## Aim
Repeat, exactly and only, the lines from the beginning of the data through the line with "import * as". Pictures are left out.

* start *

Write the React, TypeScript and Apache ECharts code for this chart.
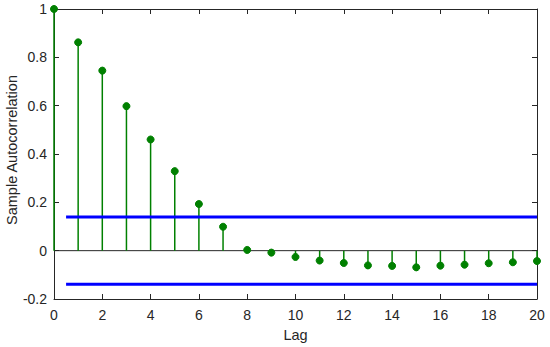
import React, { useEffect, useRef } from "react";
import * as echarts from "echarts";

const lags = [0, 1, 2, 3, 4, 5, 6, 7, 8, 9, 10, 11, 12, 13, 14, 15, 16, 17, 18, 19, 20];
const acf = [1, 0.862, 0.745, 0.598, 0.46, 0.329, 0.193, 0.099, 0.003, -0.008, -0.026, -0.041, -0.051, -0.061, -0.063, -0.069, -0.062, -0.058, -0.052, -0.048, -0.043];
const boundUpper = 0.139;
const boundLower = -0.139;
const boundStart = 0.5;
const boundEnd = 20;
const yAxisTitle = "Sample Autocorrelation";
const xAxisTitle = "Lag";

const axisColor = "#262626";
const font = "'Liberation Sans', Arial, Helvetica, sans-serif";

export default function App() {
  const ref = useRef<HTMLDivElement>(null);
  useEffect(() => {
    const chart = echarts.init(ref.current!, null, { renderer: "svg" });
    const stemData = lags.map((l, i) => [l, acf[i]]);
    const axisCommon = {
      axisLine: { show: true, onZero: false, lineStyle: { color: axisColor, width: 1 } },
      axisTick: { show: true, inside: true, length: 5, lineStyle: { color: axisColor } },
      splitLine: { show: false },
    };
    chart.setOption({
      animation: false,
      grid: { left: 54, right: 13, top: 9, bottom: 48, containLabel: false, outerBoundsMode: "none" },
      graphic: [
        {
          type: "text",
          x: 12,
          y: 150,
          rotation: Math.PI / 2,
          style: {
            text: yAxisTitle,
            fill: axisColor,
            fontSize: 14.5,
            fontFamily: font,
            align: "center",
            verticalAlign: "middle",
          },
        },
      ],
      xAxis: [
        {
          type: "value",
          min: 0,
          max: 20,
          interval: 2,
          name: xAxisTitle,
          nameLocation: "middle",
          nameGap: 28,
          nameTextStyle: { color: axisColor, fontSize: 14.5, fontFamily: font },
          axisLabel: { color: axisColor, fontSize: 14, fontFamily: font, margin: 9 },
          ...axisCommon,
        },
        {
          type: "value",
          position: "top",
          min: 0,
          max: 20,
          interval: 2,
          axisLabel: { show: false },
          ...axisCommon,
        },
      ],
      yAxis: [
        {
          type: "value",
          min: -0.2,
          max: 1,
          interval: 0.2,
          axisLabel: {
            color: axisColor,
            fontSize: 14,
            fontFamily: font,
            margin: 7,
            formatter: (v: number) => String(Math.round(v * 10) / 10),
          },
          ...axisCommon,
        },
        {
          type: "value",
          position: "right",
          min: -0.2,
          max: 1,
          interval: 0.2,
          axisLabel: { show: false },
          ...axisCommon,
        },
      ],
      series: [
        {
          type: "line",
          data: [[0, 0], [20, 0]],
          symbol: "none",
          lineStyle: { color: axisColor, width: 1 },
          silent: true,
          z: 1,
        },
        {
          type: "custom",
          data: stemData,
          z: 2,
          renderItem: (params: any, api: any) => {
            const x = api.value(0);
            const y = api.value(1);
            const p0 = api.coord([x, 0]);
            const p1 = api.coord([x, y]);
            return {
              type: "group",
              children: [
                {
                  type: "line",
                  shape: { x1: p0[0], y1: p0[1], x2: p1[0], y2: p1[1] },
                  style: { stroke: "#008000", lineWidth: 1.5 },
                },
                {
                  type: "circle",
                  shape: { cx: p1[0], cy: p1[1], r: 3.5 },
                  style: { fill: "#008000", stroke: "#008000" },
                },
              ],
            };
          },
        },
        {
          type: "line",
          data: [[boundStart, boundUpper], [boundEnd, boundUpper]],
          symbol: "none",
          lineStyle: { color: "#0000FF", width: 3 },
          silent: true,
          z: 3,
        },
        {
          type: "line",
          data: [[boundStart, boundLower], [boundEnd, boundLower]],
          symbol: "none",
          lineStyle: { color: "#0000FF", width: 3 },
          silent: true,
          z: 3,
        },
      ],
    });
    return () => chart.dispose();
  }, []);
  return <div ref={ref} style={{ width: 550, height: 347, position: "absolute", left: 0, top: 0 }} />;
}
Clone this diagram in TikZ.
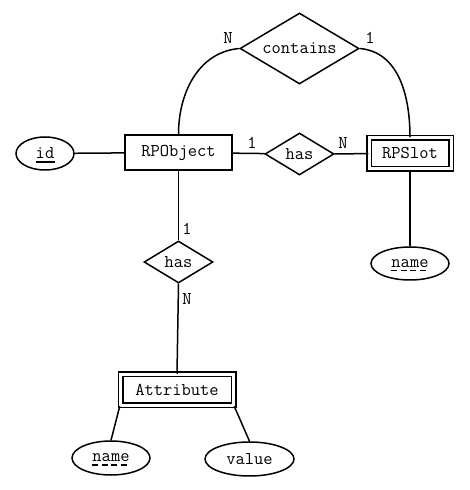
\documentclass[tikz,border=0pt]{standalone}
\usepackage{fontspec}
\usetikzlibrary{positioning, shapes.geometric}

\tikzset{
  erline/.style={line width=1.5pt},
  entity/.style={draw, erline, rectangle, minimum width=107pt, minimum height=35pt, inner sep=0pt},
  weakentity/.style={draw, erline, double, double distance=3pt, rectangle, inner sep=0pt},
  relation/.style={draw, erline, diamond, aspect=1.66, inner sep=0pt},
  attrib/.style={draw, erline, ellipse, inner sep=0pt, minimum height=33pt},
  keyline/.style={line width=1.3pt},
  partkeyline/.style={line width=1.3pt, dash pattern=on 6pt off 3.5pt},
  card/.style={inner sep=0pt}
}

\begin{document}
\begin{tikzpicture}[x=1pt, y=1pt, font=\ttfamily\fontsize{18}{20}\selectfont]
\useasboundingbox (0,0) rectangle (470,490);

%--- entities
\node[entity] (rpobject) at (178.5,337.5) {RPObject};
\node[weakentity, minimum width=82pt, minimum height=31pt] (rpslot) at (410,336.5) {RPSlot};
\node[weakentity, minimum width=113pt, minimum height=31pt] (attribute) at (177,100) {Attribute};

%--- relationships
\node[relation, minimum width=119pt, minimum height=71pt] (contains) at (299.5,441.5) {contains};
\node[relation, minimum width=69pt, minimum height=42pt] (hasslot) at (299.5,336) {has};
\node[relation, minimum width=69pt, minimum height=42pt] (hasattr) at (178.5,228) {has};

%--- attributes
\node[attrib, minimum width=58pt] (id) at (45,336.5) {id};
\node[attrib, minimum width=78pt] (slotname) at (410,226.5) {name};
\node[attrib, minimum width=78pt, minimum height=34pt] (attrname) at (111,32) {name};
\node[attrib, minimum width=89pt, minimum height=34pt] (value) at (249.5,31) {value};

% key underlines
\draw[keyline] ([xshift=-9.5pt, yshift=-3pt]id.base) -- ([xshift=9.5pt, yshift=-3pt]id.base);
\draw[partkeyline] ([xshift=-19pt, yshift=-3pt]slotname.base) -- ([xshift=19pt, yshift=-3pt]slotname.base);
\draw[partkeyline] ([xshift=-19pt, yshift=-3pt]attrname.base) -- ([xshift=19pt, yshift=-3pt]attrname.base);

%--- connectors
\draw[erline] (id) -- (rpobject);
\draw[erline] (rpobject) -- (hasslot);
\draw[erline] (hasslot) -- (rpslot);
\draw[erline] (rpobject.north) to[out=90, in=185] (contains.west);
\draw[erline] (contains.east) to[out=-5, in=90] (rpslot.north);
\draw[erline] (rpobject.south) -- (hasattr.north);
\draw[erline] (hasattr.south) -- (attribute.north);
\draw[erline] (rpslot.south) -- (slotname.north);
\draw[erline] (attribute.south west) -- (attrname.north);
\draw[erline] (attribute.south east) -- (value.north);

%--- cardinalities
\node[card] (c1) at (228,452) {N};
\node[card] (c2) at (370,452) {1};
\node[card] (c3) at (252,347) {1};
\node[card] (c4) at (343,347) {N};
\node[card] (c5) at (187,261) {1};
\node[card] (c6) at (187,191) {N};

\end{tikzpicture}
\end{document}
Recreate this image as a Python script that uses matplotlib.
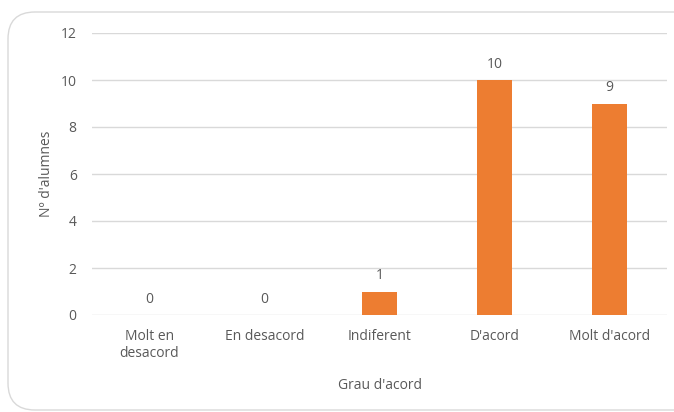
import matplotlib
matplotlib.use("Agg")
import matplotlib.pyplot as plt
from matplotlib.patches import FancyBboxPatch

categories = ["Molt en\ndesacord", "En desacord", "Indiferent", "D'acord", "Molt d'acord"]
values = [0, 0, 1, 10, 9]
yticks = [0, 2, 4, 6, 8, 10, 12]

plt.rcParams['font.family'] = ['Open Sans', 'DejaVu Sans']
txt = '#595959'
fs = 10

fig = plt.figure(figsize=(6.74, 4.12), dpi=100)
border = FancyBboxPatch((8/674, 2/412), 700/674, 398/412,
                        boxstyle="round,pad=0,rounding_size=0.04",
                        transform=fig.transFigure, facecolor='white',
                        edgecolor='#d9d9d9', linewidth=1.0, mutation_aspect=674/412,
                        zorder=-10)
fig.patches.append(border)

ax = fig.add_axes([92/674, 1-315/412, 575/674, (315-33)/412])
ax.set_zorder(5)
ax.set_facecolor('none')
x = range(len(categories))
bars = ax.bar(x, values, width=0.31, color='#ED7D31', zorder=3)
for xi, v in zip(x, values):
    ax.text(xi, v + 0.35, str(v), ha='center', va='bottom', fontsize=fs, color=txt)
ax.set_ylim(0, 12)
ax.set_xlim(-0.5, len(categories) - 0.5)
ax.set_yticks(yticks)
ax.set_xticks(list(x))
ax.set_xticklabels(categories, fontsize=fs, color=txt)
ax.tick_params(axis='y', labelsize=fs, colors=txt, length=0, pad=11)
ax.tick_params(axis='x', length=0, pad=10, colors=txt)
ax.grid(axis='y', color='#d9d9d9', linewidth=1, zorder=0)
for s in ax.spines.values():
    s.set_visible(False)
ax.set_ylabel("Nº d'alumnes", fontsize=fs, color=txt, labelpad=5)
ax.set_xlabel("Grau d'acord", fontsize=fs, color=txt, labelpad=12)

fig.savefig("out.png", dpi=100)
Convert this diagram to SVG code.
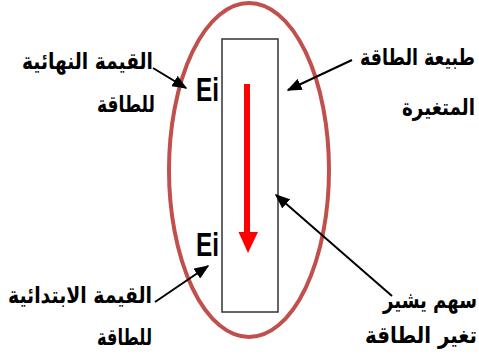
<svg xmlns="http://www.w3.org/2000/svg" width="479" height="361" viewBox="0 0 479 361">
<defs>
<style>
.lbl{font-family:"DejaVu Sans",sans-serif;font-weight:bold;font-size:23px;fill:#000;}
.ei{font-family:"Liberation Sans",Arial,sans-serif;font-weight:bold;font-size:34px;fill:#000;}
.con{stroke:#000;stroke-width:2;fill:none;}
</style>
<marker id="ah" viewBox="0 0 10 10" refX="9" refY="5" markerWidth="15" markerHeight="12" markerUnits="userSpaceOnUse" orient="auto" preserveAspectRatio="none">
<path d="M0,0 L10,5 L0,10 z" fill="#000"/>
</marker>
</defs>
<rect width="479" height="361" fill="#fff"/>
<g id="ellipse">
<ellipse cx="249" cy="170" rx="80" ry="167" fill="none" stroke="#c0504d" stroke-width="4"/>
</g>
<g id="bar">
<rect x="222" y="39" width="56" height="273" fill="#fff" stroke="#333" stroke-width="1.5"/>
</g>
<g id="redArrow">
<line x1="247" y1="84" x2="247" y2="234" stroke="#f00" stroke-width="6"/>
<path d="M238.5,232 L258,232 L248,253 z" fill="#f00"/>
</g>
<g id="eiTop"><text class="ei" x="196" y="101" textLength="23" lengthAdjust="spacingAndGlyphs">Ei</text></g>
<g id="eiBottom"><text class="ei" x="196" y="256" textLength="23" lengthAdjust="spacingAndGlyphs">Ei</text></g>
<g id="labelFinal">
<text class="lbl" x="22" y="69" textLength="131" lengthAdjust="spacingAndGlyphs">القيمة النهائية</text>
<text class="lbl" x="97" y="112" textLength="58" lengthAdjust="spacingAndGlyphs">للطاقة</text>
</g>
<g id="labelNature">
<text class="lbl" x="360" y="65" textLength="115" lengthAdjust="spacingAndGlyphs">طبيعة الطاقة</text>
<text class="lbl" x="402" y="115" textLength="73" lengthAdjust="spacingAndGlyphs">المتغيرة</text>
</g>
<g id="labelInitial">
<text class="lbl" x="8" y="303" textLength="144" lengthAdjust="spacingAndGlyphs">القيمة الابتدائية</text>
<text class="lbl" x="97" y="345" textLength="55" lengthAdjust="spacingAndGlyphs">للطاقة</text>
</g>
<g id="labelArrow">
<text class="lbl" x="383" y="308" textLength="94" lengthAdjust="spacingAndGlyphs">سهم يشير</text>
<text class="lbl" x="365" y="343" textLength="112" lengthAdjust="spacingAndGlyphs">تغير الطاقة</text>
</g>
<g id="connectors">
<line class="con" x1="153" y1="68" x2="186" y2="88" marker-end="url(#ah)"/>
<line class="con" x1="352" y1="60" x2="288" y2="90" marker-end="url(#ah)"/>
<line class="con" x1="155" y1="302" x2="208" y2="266" marker-end="url(#ah)"/>
<line class="con" x1="392" y1="296" x2="276" y2="195" marker-end="url(#ah)"/>
</g>
</svg>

* end *

## In response
Write the React, TypeScript and Apache ECharts code for this chart.
import React, { useEffect, useRef } from "react";
import * as echarts from "echarts";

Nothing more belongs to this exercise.